The cutaways were a welcome addition for tourism boosters after Super Bowl’s last appearance in Miami Gardens, when the first live shot from CBS was of Bourbon Street minutes after the New Orleans Saints beat the Indianapolis Colts in Super Bowl 44. There wasn’t a single shot of Miami, Miami Beach or Miami Gardens that year.

Officially, Miami Gardens got the most screen time in Super Bowl 54, thanks to frequent aerial shots of Hard Rock Stadium. But the Fox broadcasters often overlooked Miami Gardens, the Super Bowl’s actual host city. “These teams are ready to roll here in Miami,” Fox sportscaster Joe Buck said to start the game’s coverage.

It was the first of several geographical oversights that touched on a sore spot for Super Bowl, which focused most of the celebration, spending and attention outside Miami Gardens in the week leading up to the game. That includes the NFL’s Super Bowl Experience expo at the Miami Beach Convention Center and the local Host Committee’s free Super Bowl Live festival at downtown Miami’s Bayfront Park.

“The pictures of Super Bowl I’ve seen very frequently are South Beach and downtown Miami’s Bayfront Park,” said Steve Gallon, the Miami-Dade school board member representing Miami Gardens. ““The event is in Miami Gardens. But if you see local and national news, that’s not what is highlighted.”

“This can’t be simply about symbolism,” Gallon said, “but about the substance of a measurable economic and marketing benefit to the very city that is hosting the Super Bowl.”

Miami Gardens was not totally snubbed during the broadcast. Buck seemed to correct course in the second half, naming the host city multiple times. When Chiefs player Rashad Fenton made a play, Bucked noted he was from “Miami Gardens, Florida, which where we are sitting right now.”

Free publicity and increased spending are the main selling points for advocates of Super Bowl, which costs local governments millions of dollars to cover expenses the NFL won’t. For Miami-Dade in 2020, that included $1 million for hotel rooms housing players for the Chiefs and 49ers, free accommodations that the NFL demands from local organizers.

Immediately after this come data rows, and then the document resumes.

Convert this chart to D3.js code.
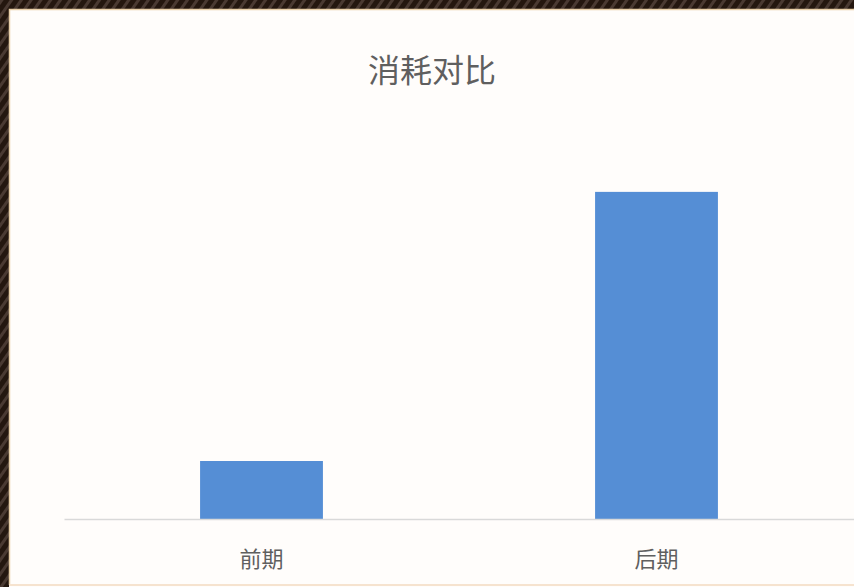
<!DOCTYPE html>
<html>
<head>
<meta charset="utf-8">
<script src="https://cdn.jsdelivr.net/npm/d3@7"></script>
<style>
  html, body { margin: 0; padding: 0; background: #1e1410; }
  #chart { width: 854px; height: 587px; }
  text { font-family: "Noto Sans CJK SC", "Noto Sans", sans-serif; }
</style>
</head>
<body>
<div id="chart"></div>
<script>
const categories = ["前期", "后期"];
const values = [10, 56.4];
const title = "消耗对比";

function drawBar() {
  const container = d3.select("#chart");
  container.selectAll("*").remove();

  const width = 854;
  const height = 587;
  const margin = { top: 171, right: 0, bottom: 68, left: 64 };

  const svg = container
    .append("svg")
    .attr("width", width)
    .attr("height", height);

  // dark striped frame behind the slide
  const defs = svg.append("defs");
  const pat = defs.append("pattern")
    .attr("id", "stripes")
    .attr("width", 8)
    .attr("height", 8)
    .attr("patternUnits", "userSpaceOnUse")
    .attr("patternTransform", "rotate(35)");
  pat.append("rect").attr("width", 8).attr("height", 8).attr("fill", "#24170f");
  pat.append("rect").attr("width", 3).attr("height", 8).attr("fill", "#4a3a32");

  svg.append("rect")
    .attr("width", width)
    .attr("height", height)
    .attr("fill", "url(#stripes)");

  svg.append("rect")
    .attr("x", 9)
    .attr("y", 9)
    .attr("width", width - 9)
    .attr("height", height - 9)
    .attr("fill", "#fffdfb");

  // thin warm edge of the slide
  svg.append("path")
    .attr("d", `M9.5,${height - 2}V9.5H${width}`)
    .attr("fill", "none")
    .attr("stroke", "#e8cfa8")
    .attr("stroke-width", 1.5);
  svg.append("line")
    .attr("x1", 9).attr("x2", width)
    .attr("y1", height - 2).attr("y2", height - 2)
    .attr("stroke", "#f6e3cf")
    .attr("stroke-width", 2);

  svg.append("text")
    .attr("x", 432)
    .attr("y", 82)
    .attr("text-anchor", "middle")
    .attr("font-size", 32)
    .attr("fill", "#5f5f5f")
    .text(title);

  const x = d3.scaleBand()
    .domain(categories)
    .range([margin.left, width - margin.right])
    .paddingInner(0.689)
    .paddingOuter(0.3445);

  const y = d3.scaleLinear()
    .domain([0, 60])
    .range([height - margin.bottom, margin.top]);

  svg.append("g")
    .selectAll("rect")
    .data(values)
    .join("rect")
    .attr("x", (d, i) => x(categories[i]))
    .attr("y", d => y(d))
    .attr("width", x.bandwidth())
    .attr("height", d => y(0) - y(d))
    .attr("fill", "#558ed5");

  const axis = svg.append("g")
    .attr("transform", `translate(0,${y(0)})`)
    .call(d3.axisBottom(x).tickSize(0).tickPadding(32));

  axis.select(".domain")
    .attr("stroke", "#d9d9d9")
    .attr("stroke-width", 1.5);

  axis.selectAll("text")
    .attr("font-size", 22)
    .attr("fill", "#5f5f5f")
    .attr("font-family", "\"Noto Sans CJK SC\", sans-serif");
}

drawBar();
</script>
</body>
</html>
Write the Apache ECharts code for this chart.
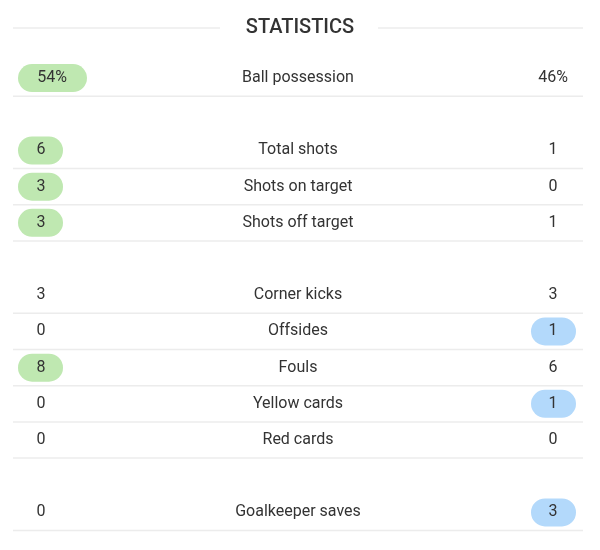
<!DOCTYPE html>
<html>
<head>
<meta charset="utf-8">
<script src="https://cdn.jsdelivr.net/npm/echarts@6/dist/echarts.min.js"></script>
<style>html,body{margin:0;padding:0;background:#fff}#main{width:600px;height:550px}</style>
</head>
<body>
<div id="main"></div>
<script>
const myChart = echarts.init(document.getElementById('main'));

// row slots on the vertical axis (gaps separate the groups)
const slots = [0, 2, 3, 4, 6, 7, 8, 9, 10, 12];
const statNames = ['Ball possession', 'Total shots', 'Shots on target', 'Shots off target',
  'Corner kicks', 'Offsides', 'Fouls', 'Yellow cards', 'Red cards', 'Goalkeeper saves'];
const homeValues = [54, 6, 3, 3, 3, 0, 8, 0, 0, 0];
const awayValues = [46, 1, 0, 1, 3, 1, 6, 1, 0, 3];
const units = ['%', '', '', '', '', '', '', '', '', ''];
const slotLabels = ['', '', '', '', '', '', '', '', '', '', '', '', ''];

const seriesData = slots.map((s, i) => [s, homeValues[i], awayValues[i], i]);

const font = '16px Roboto, sans-serif';

function renderRow(params, api) {
  const slot = api.value(0);
  const i = api.value(3);
  const c = api.coord([0, slot]);
  const band = api.size([0, 1])[1];
  const y = c[1];
  const home = homeValues[i], away = awayValues[i];
  const hText = home + units[i], aText = away + units[i];
  const children = [];
  const pillH = 28;
  if (home > away) {
    const w = hText.length > 1 ? 69 : 45;
    children.push({ type: 'rect', shape: { x: api.coord([18, slot])[0], y: y - pillH / 2, width: w, height: pillH, r: 14 }, style: { fill: '#bfe8b1' } });
  }
  if (away > home) {
    const w = aText.length > 1 ? 69 : 45;
    children.push({ type: 'rect', shape: { x: api.coord([576, slot])[0] - w, y: y - pillH / 2, width: w, height: pillH, r: 14 }, style: { fill: '#b3d9fb' } });
  }
  const hx = home > away && hText.length > 1 ? 52 : 41;
  const ax = away > home && aText.length > 1 ? 542 : 553;
  children.push({ type: 'text', style: { text: hText, x: api.coord([hx, slot])[0], y: y, align: 'center', verticalAlign: 'middle', font: font, fill: '#333' } });
  children.push({ type: 'text', style: { text: statNames[i], x: api.coord([298, slot])[0], y: y, align: 'center', verticalAlign: 'middle', font: font, fill: '#333' } });
  children.push({ type: 'text', style: { text: aText, x: api.coord([ax, slot])[0], y: y, align: 'center', verticalAlign: 'middle', font: font, fill: '#333' } });
  children.push({ type: 'line', shape: { x1: api.coord([13, slot])[0], y1: y + band / 2, x2: api.coord([583, slot])[0], y2: y + band / 2 }, style: { stroke: '#ececec', lineWidth: 1.5 } });
  return { type: 'group', children: children };
}

myChart.setOption({
  animation: false,
  title: {
    text: 'STATISTICS',
    left: 'center',
    top: 13,
    textStyle: { fontFamily: 'Roboto', fontSize: 20, fontWeight: 500, color: '#333' },
  },
  graphic: [
    { type: 'line', shape: { x1: 13, y1: 28, x2: 220, y2: 28 }, style: { stroke: '#ececec', lineWidth: 1.5 } },
    { type: 'line', shape: { x1: 378, y1: 28, x2: 583, y2: 28 }, style: { stroke: '#ececec', lineWidth: 1.5 } },
  ],
  grid: { left: 0, right: 0, top: 60, bottom: 19.5 },
  xAxis: { type: 'value', min: 0, max: 600, show: false },
  yAxis: { type: 'category', data: slotLabels, inverse: true, show: false },
  series: [{
    type: 'custom',
    renderItem: renderRow,
    encode: { y: 0 },
    data: seriesData,
  }],
});
</script>
</body>
</html>
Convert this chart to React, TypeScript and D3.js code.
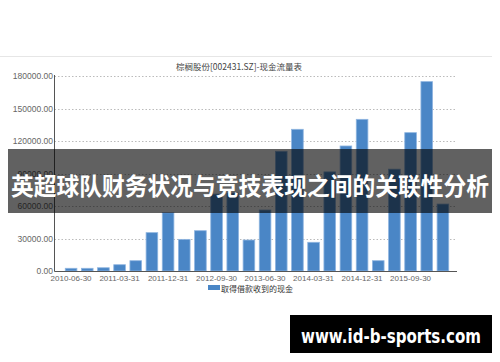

Miami’s Downtown Development Authority, a taxing district that promotes downtown, organized a media trip in November to seed Super Bowl stories months later. The itinerary included tours of the Perez Art Museum of Miami and the Frost Science Museum, along with stops at a Miami Heat game and rides on both Miami-Dade’s free Metromover train downtown and the new Brightline train running between West Palm Beach and Miami.

A summary of the trip by the authority’s public relations firm, Schwartz Media Strategies, said the objective was to “leverage Super Bowl LIV as a platform for securing coverage … showcasing the transformation of downtown Miami over the last 10 years.”

Talbert, the tourism bureau chief, said Super Bowl shouldn’t be scored by a tally of cutaways during the game. He said the game’s arrival gives Miami a chance to show off its progress against where it was the last time the Super Bowl was in town. Those include Metrorail’s new Orange Line to Miami International Airport, and an option for cruise traffic to bypass downtown.

“Ten years ago, there wasn’t a rail connection to the airport. Ten years ago there wasn’t a tunnel to the port. There wasn’t PAMM and there wasn’t Frost,” he said. “It’s basically a brand-new destination.”